#### Instructions to follow:
Exactly reproduce each entry, leaving out nothing.

#### Data to process:
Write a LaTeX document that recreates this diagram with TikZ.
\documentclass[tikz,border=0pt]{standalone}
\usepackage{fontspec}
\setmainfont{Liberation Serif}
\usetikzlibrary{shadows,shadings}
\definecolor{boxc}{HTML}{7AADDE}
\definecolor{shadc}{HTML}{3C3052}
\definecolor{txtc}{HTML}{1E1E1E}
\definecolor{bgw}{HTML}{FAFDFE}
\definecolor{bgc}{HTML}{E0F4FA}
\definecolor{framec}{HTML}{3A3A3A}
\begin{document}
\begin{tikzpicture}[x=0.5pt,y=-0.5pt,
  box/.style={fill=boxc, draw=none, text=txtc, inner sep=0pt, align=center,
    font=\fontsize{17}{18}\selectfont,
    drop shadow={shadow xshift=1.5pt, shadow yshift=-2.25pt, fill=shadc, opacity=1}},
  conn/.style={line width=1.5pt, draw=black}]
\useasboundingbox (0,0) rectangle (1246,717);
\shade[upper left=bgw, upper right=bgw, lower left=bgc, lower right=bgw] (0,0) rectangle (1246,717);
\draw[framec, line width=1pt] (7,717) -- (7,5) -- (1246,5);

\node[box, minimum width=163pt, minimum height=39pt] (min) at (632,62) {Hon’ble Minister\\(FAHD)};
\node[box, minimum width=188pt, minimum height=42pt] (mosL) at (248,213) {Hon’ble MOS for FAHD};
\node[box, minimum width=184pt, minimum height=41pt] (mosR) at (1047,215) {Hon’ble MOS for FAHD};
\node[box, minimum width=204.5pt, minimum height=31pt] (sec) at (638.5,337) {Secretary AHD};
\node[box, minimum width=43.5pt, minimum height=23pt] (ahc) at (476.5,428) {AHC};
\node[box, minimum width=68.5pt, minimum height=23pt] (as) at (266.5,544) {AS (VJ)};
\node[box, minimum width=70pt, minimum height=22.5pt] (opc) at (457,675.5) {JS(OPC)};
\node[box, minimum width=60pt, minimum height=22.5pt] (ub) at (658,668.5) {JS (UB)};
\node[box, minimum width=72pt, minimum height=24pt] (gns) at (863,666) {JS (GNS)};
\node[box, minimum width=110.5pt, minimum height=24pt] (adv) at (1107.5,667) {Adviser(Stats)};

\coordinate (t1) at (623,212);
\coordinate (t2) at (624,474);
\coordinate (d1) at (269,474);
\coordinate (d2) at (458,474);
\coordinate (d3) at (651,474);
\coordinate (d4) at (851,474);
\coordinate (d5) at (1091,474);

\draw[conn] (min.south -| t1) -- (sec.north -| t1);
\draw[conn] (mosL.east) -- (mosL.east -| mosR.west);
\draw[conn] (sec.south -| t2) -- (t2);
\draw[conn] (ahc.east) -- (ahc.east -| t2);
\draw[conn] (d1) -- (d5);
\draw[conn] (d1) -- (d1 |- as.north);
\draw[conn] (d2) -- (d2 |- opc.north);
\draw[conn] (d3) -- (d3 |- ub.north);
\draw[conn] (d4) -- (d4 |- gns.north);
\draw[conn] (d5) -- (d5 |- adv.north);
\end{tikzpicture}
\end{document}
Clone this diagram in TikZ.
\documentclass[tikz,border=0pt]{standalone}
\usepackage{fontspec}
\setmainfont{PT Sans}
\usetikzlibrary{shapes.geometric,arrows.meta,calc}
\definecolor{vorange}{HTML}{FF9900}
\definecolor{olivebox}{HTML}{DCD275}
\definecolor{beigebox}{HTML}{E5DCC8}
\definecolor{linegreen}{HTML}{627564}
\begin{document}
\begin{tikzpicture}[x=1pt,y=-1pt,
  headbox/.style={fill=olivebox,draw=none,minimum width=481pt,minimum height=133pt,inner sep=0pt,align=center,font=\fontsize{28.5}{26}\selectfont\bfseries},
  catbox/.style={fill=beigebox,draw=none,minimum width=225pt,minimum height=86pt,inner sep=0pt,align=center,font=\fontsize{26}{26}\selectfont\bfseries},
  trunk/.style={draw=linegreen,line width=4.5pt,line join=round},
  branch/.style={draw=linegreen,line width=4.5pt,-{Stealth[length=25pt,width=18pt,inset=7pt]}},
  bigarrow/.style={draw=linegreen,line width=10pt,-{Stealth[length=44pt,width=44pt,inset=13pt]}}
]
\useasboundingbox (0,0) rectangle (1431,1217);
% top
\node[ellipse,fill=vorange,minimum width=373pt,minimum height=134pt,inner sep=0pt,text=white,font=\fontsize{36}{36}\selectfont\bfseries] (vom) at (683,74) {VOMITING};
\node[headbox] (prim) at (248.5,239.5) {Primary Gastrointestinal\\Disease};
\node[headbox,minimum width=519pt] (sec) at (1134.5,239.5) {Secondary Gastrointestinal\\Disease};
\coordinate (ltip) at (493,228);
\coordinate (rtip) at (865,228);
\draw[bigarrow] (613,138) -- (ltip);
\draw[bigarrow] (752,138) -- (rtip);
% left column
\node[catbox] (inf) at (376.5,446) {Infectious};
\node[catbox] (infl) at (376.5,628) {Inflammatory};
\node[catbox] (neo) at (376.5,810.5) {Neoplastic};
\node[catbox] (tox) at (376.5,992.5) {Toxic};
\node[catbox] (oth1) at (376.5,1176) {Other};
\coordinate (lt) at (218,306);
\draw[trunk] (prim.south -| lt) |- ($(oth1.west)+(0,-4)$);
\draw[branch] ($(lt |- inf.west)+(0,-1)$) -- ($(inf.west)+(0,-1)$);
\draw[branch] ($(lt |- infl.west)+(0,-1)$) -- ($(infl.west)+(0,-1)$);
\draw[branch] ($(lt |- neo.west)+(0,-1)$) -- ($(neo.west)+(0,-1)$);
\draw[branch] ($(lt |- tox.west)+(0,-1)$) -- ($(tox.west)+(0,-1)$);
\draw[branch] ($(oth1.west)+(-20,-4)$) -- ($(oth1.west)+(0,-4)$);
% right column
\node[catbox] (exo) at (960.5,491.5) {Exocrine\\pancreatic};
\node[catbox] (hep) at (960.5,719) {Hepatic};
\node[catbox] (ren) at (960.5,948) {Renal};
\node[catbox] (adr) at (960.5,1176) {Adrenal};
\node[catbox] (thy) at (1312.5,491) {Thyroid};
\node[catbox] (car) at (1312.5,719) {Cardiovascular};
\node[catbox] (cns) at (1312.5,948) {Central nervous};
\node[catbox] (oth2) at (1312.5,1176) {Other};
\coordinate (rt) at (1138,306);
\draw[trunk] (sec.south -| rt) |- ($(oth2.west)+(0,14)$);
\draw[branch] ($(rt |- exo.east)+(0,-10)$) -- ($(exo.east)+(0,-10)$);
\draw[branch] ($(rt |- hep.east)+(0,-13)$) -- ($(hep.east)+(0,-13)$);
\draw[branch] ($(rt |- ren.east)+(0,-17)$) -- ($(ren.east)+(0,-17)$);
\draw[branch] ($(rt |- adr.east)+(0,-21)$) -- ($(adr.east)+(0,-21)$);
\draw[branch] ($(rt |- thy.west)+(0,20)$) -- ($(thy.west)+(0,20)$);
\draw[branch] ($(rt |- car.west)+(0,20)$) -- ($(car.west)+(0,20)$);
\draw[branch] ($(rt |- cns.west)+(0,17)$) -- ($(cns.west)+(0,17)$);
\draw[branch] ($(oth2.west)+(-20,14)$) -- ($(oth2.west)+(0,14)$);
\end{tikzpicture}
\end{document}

#### Answer:
Write a LaTeX document that recreates this diagram with TikZ.
\documentclass[tikz,border=0pt]{standalone}
\usepackage{fontspec}
\setmainfont{Liberation Serif}
\usetikzlibrary{shadows,shadings}
\definecolor{boxc}{HTML}{7AADDE}
\definecolor{shadc}{HTML}{3C3052}
\definecolor{txtc}{HTML}{1E1E1E}
\definecolor{bgw}{HTML}{FAFDFE}
\definecolor{bgc}{HTML}{E0F4FA}
\definecolor{framec}{HTML}{3A3A3A}
\begin{document}
\begin{tikzpicture}[x=0.5pt,y=-0.5pt,
  box/.style={fill=boxc, draw=none, text=txtc, inner sep=0pt, align=center,
    font=\fontsize{17}{18}\selectfont,
    drop shadow={shadow xshift=1.5pt, shadow yshift=-2.25pt, fill=shadc, opacity=1}},
  conn/.style={line width=1.5pt, draw=black}]
\useasboundingbox (0,0) rectangle (1246,717);
\shade[upper left=bgw, upper right=bgw, lower left=bgc, lower right=bgw] (0,0) rectangle (1246,717);
\draw[framec, line width=1pt] (7,717) -- (7,5) -- (1246,5);

\node[box, minimum width=163pt, minimum height=39pt] (min) at (632,62) {Hon’ble Minister\\(FAHD)};
\node[box, minimum width=188pt, minimum height=42pt] (mosL) at (248,213) {Hon’ble MOS for FAHD};
\node[box, minimum width=184pt, minimum height=41pt] (mosR) at (1047,215) {Hon’ble MOS for FAHD};
\node[box, minimum width=204.5pt, minimum height=31pt] (sec) at (638.5,337) {Secretary AHD};
\node[box, minimum width=43.5pt, minimum height=23pt] (ahc) at (476.5,428) {AHC};
\node[box, minimum width=68.5pt, minimum height=23pt] (as) at (266.5,544) {AS (VJ)};
\node[box, minimum width=70pt, minimum height=22.5pt] (opc) at (457,675.5) {JS(OPC)};
\node[box, minimum width=60pt, minimum height=22.5pt] (ub) at (658,668.5) {JS (UB)};
\node[box, minimum width=72pt, minimum height=24pt] (gns) at (863,666) {JS (GNS)};
\node[box, minimum width=110.5pt, minimum height=24pt] (adv) at (1107.5,667) {Adviser(Stats)};

\coordinate (t1) at (623,212);
\coordinate (t2) at (624,474);
\coordinate (d1) at (269,474);
\coordinate (d2) at (458,474);
\coordinate (d3) at (651,474);
\coordinate (d4) at (851,474);
\coordinate (d5) at (1091,474);

\draw[conn] (min.south -| t1) -- (sec.north -| t1);
\draw[conn] (mosL.east) -- (mosL.east -| mosR.west);
\draw[conn] (sec.south -| t2) -- (t2);
\draw[conn] (ahc.east) -- (ahc.east -| t2);
\draw[conn] (d1) -- (d5);
\draw[conn] (d1) -- (d1 |- as.north);
\draw[conn] (d2) -- (d2 |- opc.north);
\draw[conn] (d3) -- (d3 |- ub.north);
\draw[conn] (d4) -- (d4 |- gns.north);
\draw[conn] (d5) -- (d5 |- adv.north);
\end{tikzpicture}
\end{document}
Clone this diagram in TikZ.
\documentclass[tikz,border=0pt]{standalone}
\usepackage{fontspec}
\setmainfont{PT Sans}
\usetikzlibrary{shapes.geometric,arrows.meta,calc}
\definecolor{vorange}{HTML}{FF9900}
\definecolor{olivebox}{HTML}{DCD275}
\definecolor{beigebox}{HTML}{E5DCC8}
\definecolor{linegreen}{HTML}{627564}
\begin{document}
\begin{tikzpicture}[x=1pt,y=-1pt,
  headbox/.style={fill=olivebox,draw=none,minimum width=481pt,minimum height=133pt,inner sep=0pt,align=center,font=\fontsize{28.5}{26}\selectfont\bfseries},
  catbox/.style={fill=beigebox,draw=none,minimum width=225pt,minimum height=86pt,inner sep=0pt,align=center,font=\fontsize{26}{26}\selectfont\bfseries},
  trunk/.style={draw=linegreen,line width=4.5pt,line join=round},
  branch/.style={draw=linegreen,line width=4.5pt,-{Stealth[length=25pt,width=18pt,inset=7pt]}},
  bigarrow/.style={draw=linegreen,line width=10pt,-{Stealth[length=44pt,width=44pt,inset=13pt]}}
]
\useasboundingbox (0,0) rectangle (1431,1217);
% top
\node[ellipse,fill=vorange,minimum width=373pt,minimum height=134pt,inner sep=0pt,text=white,font=\fontsize{36}{36}\selectfont\bfseries] (vom) at (683,74) {VOMITING};
\node[headbox] (prim) at (248.5,239.5) {Primary Gastrointestinal\\Disease};
\node[headbox,minimum width=519pt] (sec) at (1134.5,239.5) {Secondary Gastrointestinal\\Disease};
\coordinate (ltip) at (493,228);
\coordinate (rtip) at (865,228);
\draw[bigarrow] (613,138) -- (ltip);
\draw[bigarrow] (752,138) -- (rtip);
% left column
\node[catbox] (inf) at (376.5,446) {Infectious};
\node[catbox] (infl) at (376.5,628) {Inflammatory};
\node[catbox] (neo) at (376.5,810.5) {Neoplastic};
\node[catbox] (tox) at (376.5,992.5) {Toxic};
\node[catbox] (oth1) at (376.5,1176) {Other};
\coordinate (lt) at (218,306);
\draw[trunk] (prim.south -| lt) |- ($(oth1.west)+(0,-4)$);
\draw[branch] ($(lt |- inf.west)+(0,-1)$) -- ($(inf.west)+(0,-1)$);
\draw[branch] ($(lt |- infl.west)+(0,-1)$) -- ($(infl.west)+(0,-1)$);
\draw[branch] ($(lt |- neo.west)+(0,-1)$) -- ($(neo.west)+(0,-1)$);
\draw[branch] ($(lt |- tox.west)+(0,-1)$) -- ($(tox.west)+(0,-1)$);
\draw[branch] ($(oth1.west)+(-20,-4)$) -- ($(oth1.west)+(0,-4)$);
% right column
\node[catbox] (exo) at (960.5,491.5) {Exocrine\\pancreatic};
\node[catbox] (hep) at (960.5,719) {Hepatic};
\node[catbox] (ren) at (960.5,948) {Renal};
\node[catbox] (adr) at (960.5,1176) {Adrenal};
\node[catbox] (thy) at (1312.5,491) {Thyroid};
\node[catbox] (car) at (1312.5,719) {Cardiovascular};
\node[catbox] (cns) at (1312.5,948) {Central nervous};
\node[catbox] (oth2) at (1312.5,1176) {Other};
\coordinate (rt) at (1138,306);
\draw[trunk] (sec.south -| rt) |- ($(oth2.west)+(0,14)$);
\draw[branch] ($(rt |- exo.east)+(0,-10)$) -- ($(exo.east)+(0,-10)$);
\draw[branch] ($(rt |- hep.east)+(0,-13)$) -- ($(hep.east)+(0,-13)$);
\draw[branch] ($(rt |- ren.east)+(0,-17)$) -- ($(ren.east)+(0,-17)$);
\draw[branch] ($(rt |- adr.east)+(0,-21)$) -- ($(adr.east)+(0,-21)$);
\draw[branch] ($(rt |- thy.west)+(0,20)$) -- ($(thy.west)+(0,20)$);
\draw[branch] ($(rt |- car.west)+(0,20)$) -- ($(car.west)+(0,20)$);
\draw[branch] ($(rt |- cns.west)+(0,17)$) -- ($(cns.west)+(0,17)$);
\draw[branch] ($(oth2.west)+(-20,14)$) -- ($(oth2.west)+(0,14)$);
\end{tikzpicture}
\end{document}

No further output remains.